The European commission has just struck a deal with German company CureVac for up to 405 million Covid vaccine doses. The news of more than one promising vaccine has sent global stock markets into overdrive. The world health organization is cautiously optimistic about the vaccines, but will any potential vaccines be distributed fairly across the globe?

As the death toll from the second wave of the Covid-19 pandemic mounts across Europe and hopes of a vaccine are raised, strong economies are putting their orders in fast.

Pharmaceutical companies Moderna says its prospective Covid-19 vaccine is 94.5 percent effective in preventing the illness. Rival company Pfizer had similarly upbeat news last week. Both announcements have sparked a global stock market surge, which climbed to a record high Monday.

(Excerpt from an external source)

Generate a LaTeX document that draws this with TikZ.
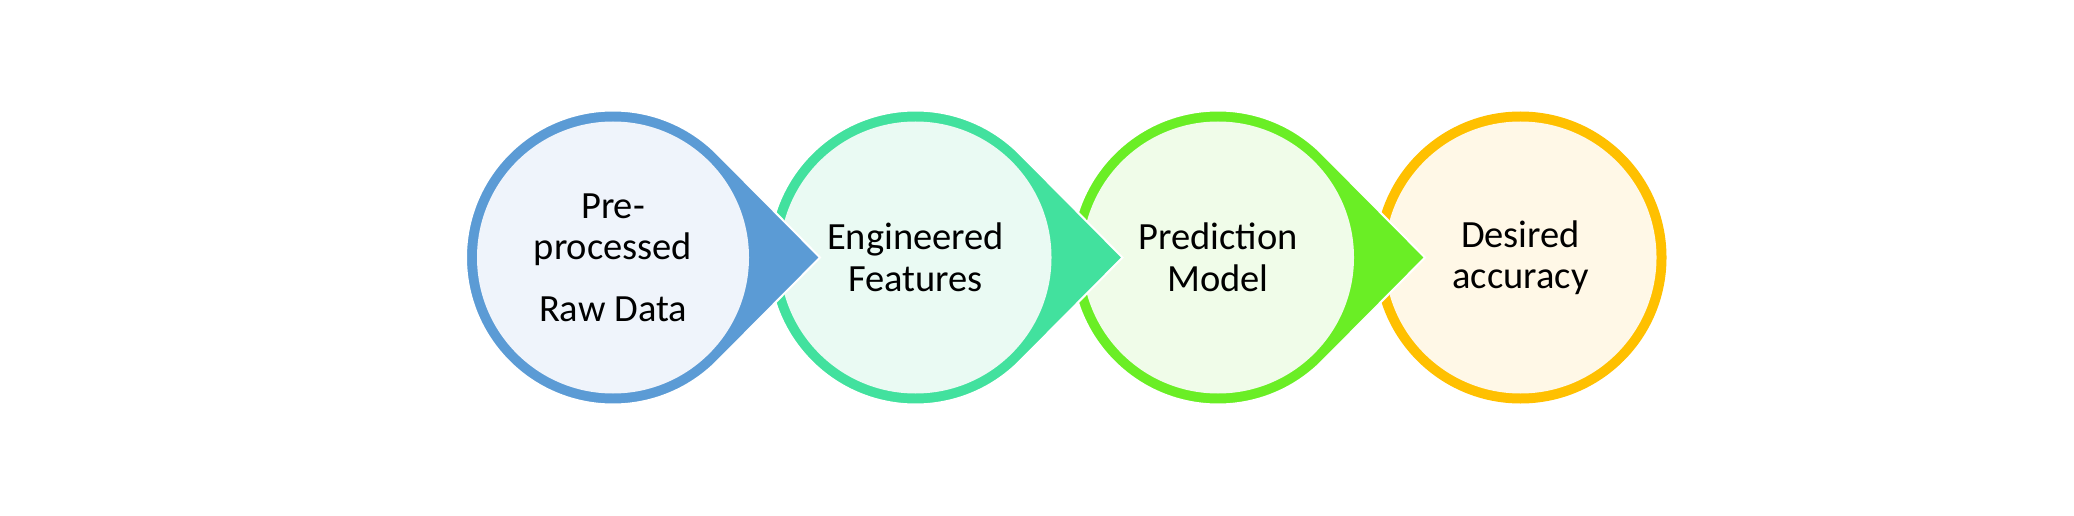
\documentclass[tikz,border=0pt]{standalone}
\usepackage{fontspec}
\setmainfont{Carlito}
\usetikzlibrary{calc}
\definecolor{ringA}{RGB}{91,155,213}
\definecolor{fillA}{RGB}{239,244,251}
\definecolor{ringB}{RGB}{66,225,158}
\definecolor{fillB}{RGB}{234,250,243}
\definecolor{ringC}{RGB}{106,238,37}
\definecolor{fillC}{RGB}{240,252,233}
\definecolor{ringD}{RGB}{255,192,0}
\definecolor{fillD}{RGB}{255,248,231}
\begin{document}
\begin{tikzpicture}[x=1pt,y=1pt,
  drop/.style={line width=2pt, draw=white},
  disc/.style={circle, minimum size=272pt, inner sep=0pt, align=center,
    font=\fontsize{38.5}{41.5}\selectfont, text=black}]
\useasboundingbox (0,0) rectangle (2074,515);
\fill[white] (0,0) rectangle (2074,515);
\coordinate (c1) at (613,257.5);
\coordinate (c2) at (915.5,257.5);
\coordinate (c3) at (1218,257.5);
\coordinate (c4) at (1520.5,257.5);
% circle 4
\fill[ringD] (c4) circle (146);
\node[disc, fill=fillD] (n4) at (c4) {Desired\\accuracy};
% teardrop 3
\coordinate (t3) at ($(c3)+(207,0)$);
\filldraw[drop, fill=ringC] ($(c3)+(45:147)$) arc[start angle=45, end angle=315, radius=147] -- (t3) -- cycle;
\node[disc, fill=fillC] (n3) at (c3) {Prediction\\Model};
% teardrop 2
\coordinate (t2) at ($(c2)+(207,0)$);
\filldraw[drop, fill=ringB] ($(c2)+(45:147)$) arc[start angle=45, end angle=315, radius=147] -- (t2) -- cycle;
\node[disc, fill=fillB] (n2) at (c2) {Engineered\\Features};
% teardrop 1
\coordinate (t1) at ($(c1)+(207,0)$);
\filldraw[drop, fill=ringA] ($(c1)+(45:147)$) arc[start angle=45, end angle=315, radius=147] -- (t1) -- cycle;
\node[disc, fill=fillA] (n1) at (c1) {Pre-\\processed\\[20pt]Raw Data};
\end{tikzpicture}
\end{document}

· US stocks made record setting advances.

· Shares in Europe made their greatest gains in 8 months.

· MSCI’s broadest index of Asia-Pacific shares outside Japan hit its highest level since launching in 1987.

· China also posted better-than-expected industrial output data. The region also signed its largest ever trade deal.

The prospect of lockdowns across the globe ending has also helped oil prices jump. The Euphoria in the markets must be tempered though, by the World Health Organization’s cautious optimism.

For the first half of 2021 the global supply of the vaccine will be limited. The WHO's goal is to protect high-risk groups, including health workers, first. But stronger economies are already muscling in. Almost half the global supply has already been bought up by wealthy nations representing just 13 percent of the world’s population. THE UK, the US and the European Commission are at the top of that list.